Since the first case was reported on January 23, 2020, Viet Nam has more than one thousand infected cases. The Government established a National Steering Committee and 45 Rapid Response Teams in early February 2020 leading to the declaration of national epidemic that got further enhanced as a nationwide pandemic on March 30,2020. While the nationwide lockdown was lifted on April 23 and social distancing rules have been eased, a local outbreak in Da Nang and Hoi An led to the reintroduction of social isolation measures on July 28 in these areas and few other local provinces later on.

Viet Nam’s Gross Domestic Product (GDP) in the first three quarters of 2020 reflected the lowest growth reported in the past two decades, largely as a result of substantial slowdown in manufacturing, and a contraction in the service sector, in particular transport, tourism and hospitality industries. With the tourism industry accounting for approximately US$ 30 billion in annual revenue, Covid-19 has had an immediate negative impact on Viet Nam’s economic development.

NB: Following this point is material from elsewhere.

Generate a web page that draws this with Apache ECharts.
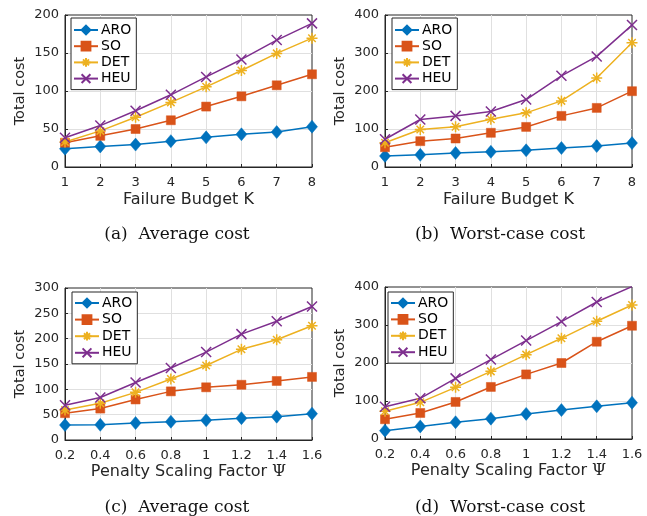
<!DOCTYPE html>
<html>
<head>
<meta charset="utf-8">
<script src="https://cdn.jsdelivr.net/npm/echarts@6/dist/echarts.min.js"></script>
<style>html,body{margin:0;padding:0;background:#fff;}#chart{width:647px;height:516px;}</style>
</head>
<body>
<div id="chart"></div>
<script>
// ---- Data ----
var kCats = ['1', '2', '3', '4', '5', '6', '7', '8'];
var psiCats = ['0.2', '0.4', '0.6', '0.8', '1', '1.2', '1.4', '1.6'];
var seriesNames = ['ARO', 'SO', 'DET', 'HEU'];

// (a) Average cost vs failure budget K
var aroA = [24, 27, 29.5, 34, 39, 43, 46, 53];
var soA  = [32, 41, 50, 61.5, 79.5, 93, 107.5, 122];
var detA = [33, 47.5, 65.5, 85, 105.5, 127, 149.5, 169.5];
var heuA = [38.5, 54.5, 74, 95, 118.5, 141.5, 167, 189];

// (b) Worst-case cost vs failure budget K
var aroB = [29, 32, 37, 40, 44, 50, 55, 63];
var soB  = [52, 68, 75, 90, 105.5, 134.5, 155.5, 199.5];
var detB = [64, 98.5, 106, 125.5, 142.5, 174, 234, 327];
var heuB = [73, 125, 134.5, 146, 177.5, 240, 291, 373.5];

// (c) Average cost vs penalty scaling factor
var aroC = [29.5, 30, 33.5, 36, 39, 43, 46, 52];
var soC  = [53, 62, 80, 96, 104, 109, 116.5, 124.5];
var detC = [59, 72.5, 94, 120.5, 147, 179, 198, 225.5];
var heuC = [68.5, 84, 113.5, 142, 173.5, 209, 234.5, 263.5];

// (d) Worst-case cost vs penalty scaling factor
var aroD = [22, 33, 44, 53.5, 66, 76, 86, 95.5];
var soD  = [52, 68.5, 97.5, 137, 170, 200, 256, 298];
var detD = [73, 96.5, 136, 178, 222, 265, 310, 352.5];
var heuD = [85, 107, 159.5, 209, 259, 309, 360.5, 401];

var yMax = [200, 400, 300, 400];
var yStep = [50, 100, 50, 100];
var captions = ['(a)  Average cost', '(b)  Worst-case cost', '(c)  Average cost', '(d)  Worst-case cost'];

// ---- Styling ----
var colors = ['#0072BD', '#D95319', '#EDB120', '#7E2F8E'];
var symbols = [
  'diamond',
  'rect',
  'path://M0,5 L10,5 M5,0 L5,10 M1.6,1.6 L8.4,8.4 M1.6,8.4 L8.4,1.6',
  'path://M0,0 L10,10 M0,10 L10,0'
];
var symSizes = [[11, 13], 9, 11, 10];
var FONT = 'DejaVu Sans';
var AX = '#262626';

var grids = [
  {left: 65, top: 15, width: 247, height: 152},
  {left: 385, top: 15, width: 247, height: 152},
  {left: 65, top: 288, width: 247, height: 152},
  {left: 385, top: 287, width: 247, height: 152}
];
grids.forEach(function (g) {
  g.show = true; g.borderColor = AX; g.borderWidth = 1; g.backgroundColor = '#fff';
});

var panelData = [
  [aroA, soA, detA, heuA],
  [aroB, soB, detB, heuB],
  [aroC, soC, detC, heuC],
  [aroD, soD, detD, heuD]
];

var xAxes = [], yAxes = [], series = [], legends = [], graphics = [];
var legendPos = [
  {left: 71, top: 18, gap: 0.2, pad: [4, 5, 3, 2]},
  {left: 392, top: 18, gap: 0.2, pad: [4, 5, 3, 2]},
  {left: 72, top: 292, gap: 0.6, pad: [3, 5, 3, 2]},
  {left: 388, top: 292, gap: 0.4, pad: [3, 5, 3, 2]}
];
var capPos = [[177, 235], [500, 235], [177, 508], [500, 508]];

for (var p = 0; p < 4; p++) {
  var isK = p < 2;
  xAxes.push({
    gridIndex: p,
    type: 'category',
    data: isK ? kCats : psiCats,
    boundaryGap: false,
    axisLine: {show: true, lineStyle: {color: AX, width: 1}},
    axisTick: {show: true, inside: true, length: 3, lineStyle: {color: AX}},
    axisLabel: {color: AX, fontFamily: FONT, fontSize: 13, margin: 9},
    splitLine: {show: true, showMinLine: false, showMaxLine: false, lineStyle: {color: '#e0e0e0', width: 1}},
    name: isK ? 'Failure Budget K' : '{n|Penalty Scaling Factor }{p|Ψ}',
    nameLocation: 'middle',
    nameGap: isK ? 25 : 24,
    nameTextStyle: isK ? {color: AX, fontFamily: FONT, fontSize: 16} : {
      color: AX, fontFamily: FONT, fontSize: 16,
      rich: {
        n: {color: AX, fontFamily: FONT, fontSize: 16},
        p: {color: AX, fontFamily: 'DejaVu Serif', fontSize: 16}
      }
    }
  });
  yAxes.push({
    gridIndex: p,
    type: 'value',
    min: 0,
    max: yMax[p],
    interval: yStep[p],
    axisLine: {show: true, lineStyle: {color: AX, width: 1}},
    axisTick: {show: true, inside: true, length: 3, lineStyle: {color: AX}},
    axisLabel: {color: AX, fontFamily: FONT, fontSize: 13, margin: 6},
    splitLine: {show: true, showMinLine: false, showMaxLine: false, lineStyle: {color: '#e0e0e0', width: 1}},
    name: 'Total cost',
    nameLocation: 'middle',
    nameGap: 37,
    nameTextStyle: {color: AX, fontFamily: FONT, fontSize: 14.5}
  });
  for (var s = 0; s < 4; s++) {
    series.push({
      type: 'line',
      name: seriesNames[s],
      xAxisIndex: p,
      yAxisIndex: p,
      data: panelData[p][s],
      symbol: symbols[s],
      symbolSize: symSizes[s],
      showAllSymbol: true,
      lineStyle: {color: colors[s], width: 1.5},
      itemStyle: {color: colors[s], borderColor: colors[s], borderWidth: s >= 2 ? 1.5 : 0.5, opacity: 1},
      emphasis: {disabled: true},
      animation: false
    });
  }
  legends.push({
    orient: 'vertical',
    left: legendPos[p].left,
    top: legendPos[p].top,
    data: seriesNames,
    itemWidth: 24,
    itemHeight: 11,
    itemGap: legendPos[p].gap,
    padding: legendPos[p].pad,
    borderColor: AX,
    borderWidth: 1,
    backgroundColor: '#fff',
    textStyle: {color: '#000', fontFamily: FONT, fontSize: 14, lineHeight: 16, padding: [0, 0, 0, -2]},
    selectedMode: false
  });
  graphics.push({
    type: 'text',
    x: capPos[p][0],
    y: capPos[p][1],
    style: {
      text: captions[p],
      fill: '#111',
      font: '17px "DejaVu Serif"',
      textAlign: 'center',
      textVerticalAlign: 'middle'
    }
  });
}

var chart = echarts.init(document.getElementById('chart'), null, {renderer: 'canvas'});
chart.setOption({
  animation: false,
  backgroundColor: '#fff',
  grid: grids,
  xAxis: xAxes,
  yAxis: yAxes,
  legend: legends,
  series: series,
  graphic: graphics
});
</script>
</body>
</html>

As a result, the government has introduced a fiscal support package valued at VND 291.7 trillion (3.6 percent of total GDP) to support in economic recovery.

Viet Nam has taken a series of strict public health prevention measures to control COVID-19.
The Government response to the outbreak has been timely and evidence-based based with a central and all-of-overnemtn approach providing critical in implementing policies and practices in COVID-19 response. The responsibilities and coordination among the ministries, government agencies, organizations and local governments in prevention and control were clearly assigned at the beginning of the pandemic.

Viet Nam had also put a long-term plan in place to enable it to cope with public health emergencies, building on its experience dealing with previous disease outbreaks, such as SARS, which it also handled remarkably well. The country demonstrated that preparedness to deal with infectious disease is a key ingredient for protecting people and securing public health emergencies. Key interventions by the Government include improving the capacity of the healthcare systems, widely applying preventative measures, enhancing risk communication, applying information technology and investing in science and research.